I’m always forgetting how to update my raspberry pi, this is just short & to the point cheat sheet. If you’re accessing the pi remotely, the following commands can be run within a regular powershell terminal via Windows. Just make sure that you have the OpenSSH Client enabled on your windows machine. You should find this under Apps & Features > Optional features
.
Updating the OS
Raspberry uses a package management system to handle it’s updates (similar to npm, composer, yarn etc etc), so we need to check what we need to be updating first. Note that the keyword apt
is used by Debian based systems (such as Raspbian & Ubuntu), so this may be different depending on the OS:
sudo apt update
Sudo
is always used for elevated/important commands like this. Think of it as running a program in Windows as an administrator (like cmd terminal). You’ll be using it a lot in a Linux environment. So get aquainted. According to wikipedia, sudo is also sandwich related. But I’m not sure why.
When we’ve updated our list, we’ll see just what needs updating. The terminal should let you know what to do next.

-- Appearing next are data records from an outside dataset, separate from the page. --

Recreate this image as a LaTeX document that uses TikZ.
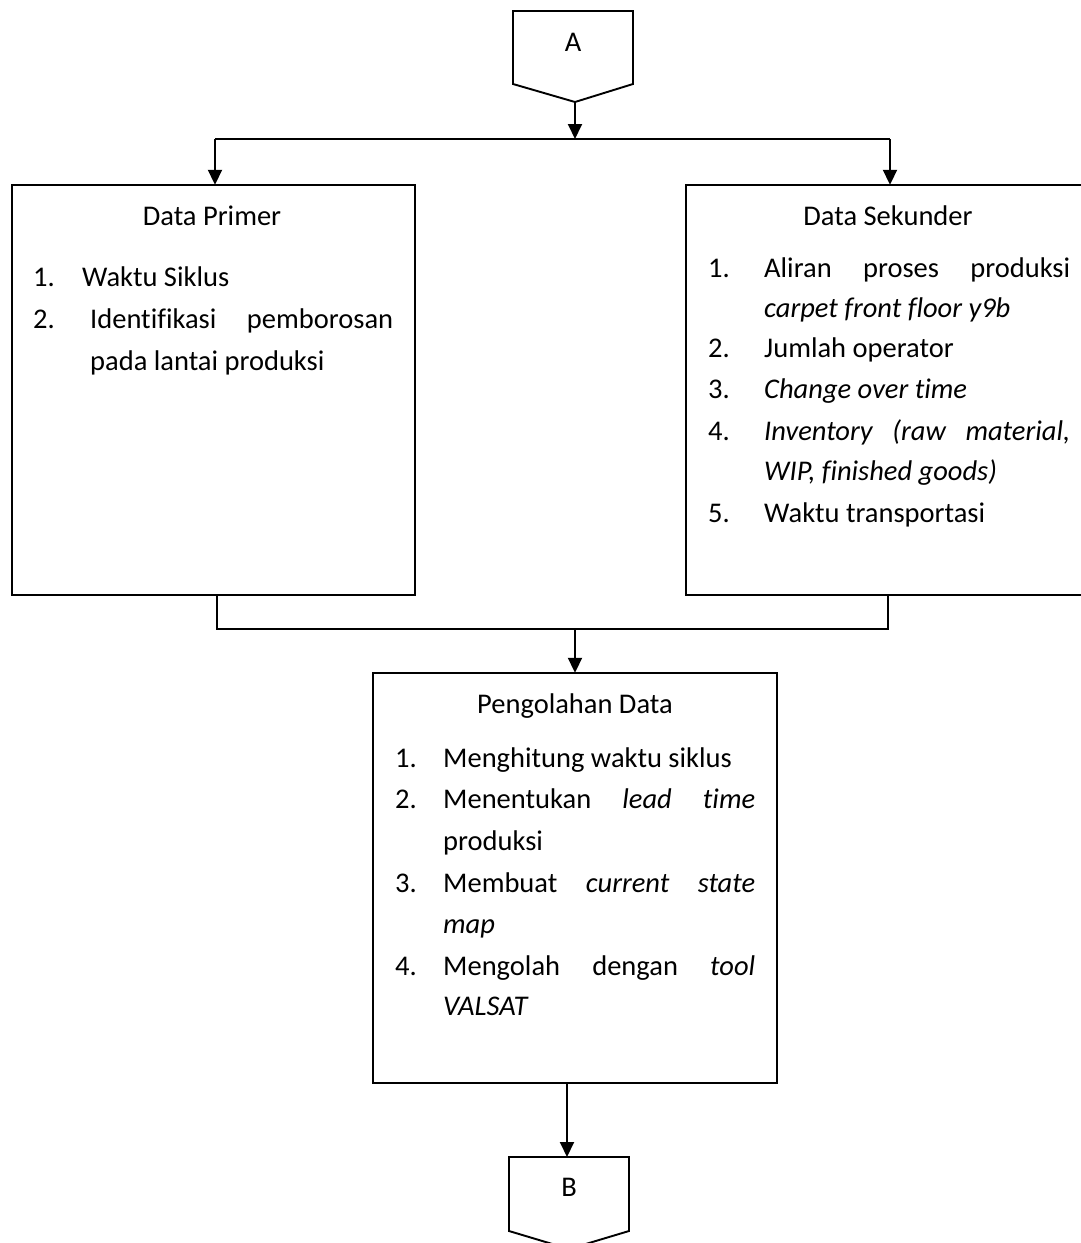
\documentclass[tikz,border=0pt]{standalone}
\usepackage{fontspec}
\setmainfont[Ligatures={NoCommon}]{Carlito}
\usetikzlibrary{arrows.meta}
\tikzset{
  line/.style={line width=1.9pt, black},
  arr/.style={line, -{Triangle[length=15pt,width=14pt]}},
  txt/.style={inner sep=0pt, anchor=base west, font=\fontsize{28.5}{42}\selectfont},
  ttl/.style={inner sep=0pt, anchor=base, font=\fontsize{28.5}{42}\selectfont},
}
\newcommand{\jline}[2]{\hbox to #1pt{#2}}
\begin{document}
\begin{tikzpicture}[x=1pt,y=-1pt]
\useasboundingbox (0,0) rectangle (1080,1243);

% connector A
\draw[line] (513,11) -- (633,11) -- (633,84) -- (575,102) -- (513,84) -- cycle;
\node[ttl] (labA) at (573,51) {A};
\coordinate (Atip) at (575,102);
\coordinate (busT) at (575,139);
\coordinate (busTL) at (215,139);
\coordinate (busTR) at (890,139);

% boxes
\draw[line] (12,185) rectangle (415,595);
\node[inner sep=0pt, minimum width=403pt, minimum height=410pt] (prim) at (213.5,390) {};
\draw[line] (686,185) rectangle (1083,595);
\node[inner sep=0pt, minimum width=397pt, minimum height=410pt] (sek) at (884.5,390) {};
\draw[line] (373,673) rectangle (777,1083);
\node[inner sep=0pt, minimum width=404pt, minimum height=410pt] (olah) at (575,878) {};

% B connector
\draw[line] (509,1157) -- (629,1157) -- (629,1231) -- (569,1249) -- (509,1231) -- cycle;
\node[ttl] (labB) at (569,1196) {B};
\coordinate (Btop) at (567,1157);

% top connectors
\draw[arr] (Atip) -- (busT);
\draw[line] (busTL) -- (busTR);
\draw[arr] (busTL) -- (busTL |- prim.north);
\draw[arr] (busTR) -- (busTR |- sek.north);

% bottom connectors
\coordinate (busBL) at (217,629);
\coordinate (busBR) at (888,629);
\coordinate (busB) at (575,629);
\draw[line] (busBL |- prim.south) -- (busBL) -- (busBR) -- (busBR |- sek.south);
\draw[arr] (busB) -- (busB |- olah.north);
\draw[arr] (567,1083) -- (Btop);

% Data Primer
\node[ttl] (t1) at (212,225) {Data Primer};
\node[txt] (p1n) at (33,286) {1.};
\node[txt] (p1t) at (82,286) {Waktu Siklus};
\node[txt] (p2n) at (33,328) {2.};
\node[txt] (p2t) at (90,328) {\jline{303}{Identifikasi\hfill pemborosan}};
\node[txt] (p2u) at (90,370) {pada lantai produksi};

% Data Sekunder
\node[ttl] (t2) at (888,225) {Data Sekunder};
\node[txt] (s1n) at (708,277) {1.};
\node[txt] (s1t) at (764,277) {\jline{306}{Aliran\hfill proses\hfill produksi}};
\node[txt] (s1u) at (764,317) {\textit{carpet front floor y9b}};
\node[txt] (s2n) at (708,357) {2.};
\node[txt] (s2t) at (764,357) {Jumlah operator};
\node[txt] (s3n) at (708,398) {3.};
\node[txt] (s3t) at (764,398) {\textit{Change over time}};
\node[txt] (s4n) at (708,440) {4.};
\node[txt] (s4t) at (764,440) {\jline{306}{\textit{Inventory}\hfill\textit{(raw}\hfill\textit{material,}}};
\node[txt] (s4u) at (764,480) {\textit{WIP, finished goods)}};
\node[txt] (s5n) at (708,522) {5.};
\node[txt] (s5t) at (764,522) {Waktu transportasi};

% Pengolahan Data
\node[ttl] (t3) at (575,713) {Pengolahan Data};
\node[txt] (o1n) at (395,767) {1.};
\node[txt] (o1t) at (443,767) {Menghitung waktu siklus};
\node[txt] (o2n) at (395,808) {2.};
\node[txt] (o2t) at (443,808) {\jline{312}{Menentukan\hfill\textit{lead}\hfill\textit{time}}};
\node[txt] (o2u) at (443,850) {produksi};
\node[txt] (o3n) at (395,892) {3.};
\node[txt] (o3t) at (443,892) {\jline{312}{Membuat\hfill\textit{current}\hfill\textit{state}}};
\node[txt] (o3u) at (443,933) {\textit{map}};
\node[txt] (o4n) at (395,975) {4.};
\node[txt] (o4t) at (443,975) {\jline{312}{Mengolah\hfill dengan\hfill\textit{tool}}};
\node[txt] (o4u) at (443,1015) {\textit{VALSAT}};
\end{tikzpicture}
\end{document}
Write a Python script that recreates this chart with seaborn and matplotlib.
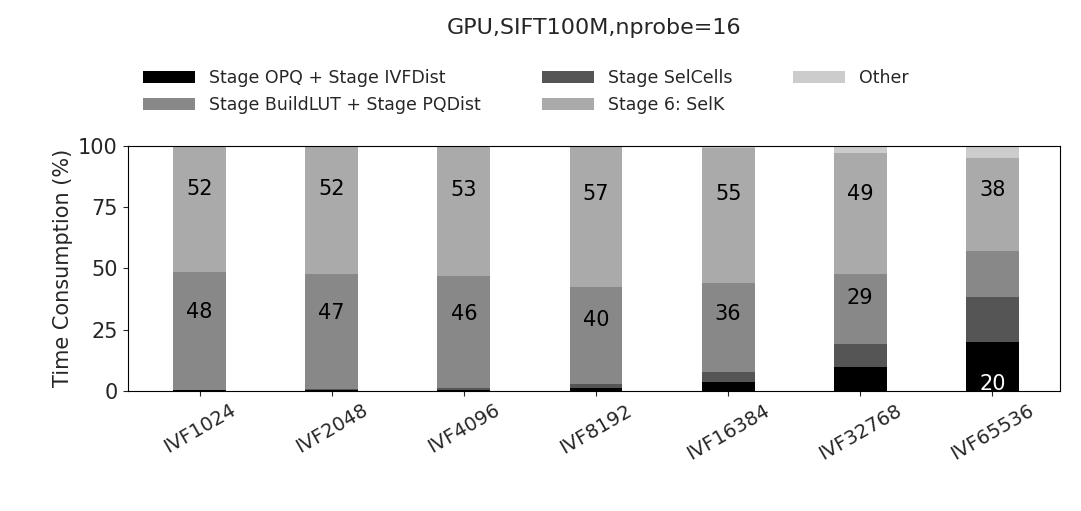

A full upgrade will be performed with the following command. It will ask for confirmation, where you will need to press y
to continue:
sudo apt full-upgrade
This upgrade may take a long time, depending on when you you last performed the upgrade. Once it’s done, you’ll want to reboot your pi:
sudo reboot
Post install cleanup
There will likely be some leftover files when your updated has completed, so you’ll want to clean them up. You’ll need to run these commands, one after the other:
sudo apt autoremove
sudo apt clean
Alternatively, you can run this all as one single command consecutively as follows:
sudo apt autoremove && sudo apt clean
With that, you should be done! This is how you update a raspberry pi!
My thoughts on Linux
I haven’t really had chance to get into linux, but it seems to handle things like updates in a very streamlined day. The only downside is that you will likely need to use the terminal. I hope to cover cmd basics in a later article. It’s a very powerful tool once you get the hang of it.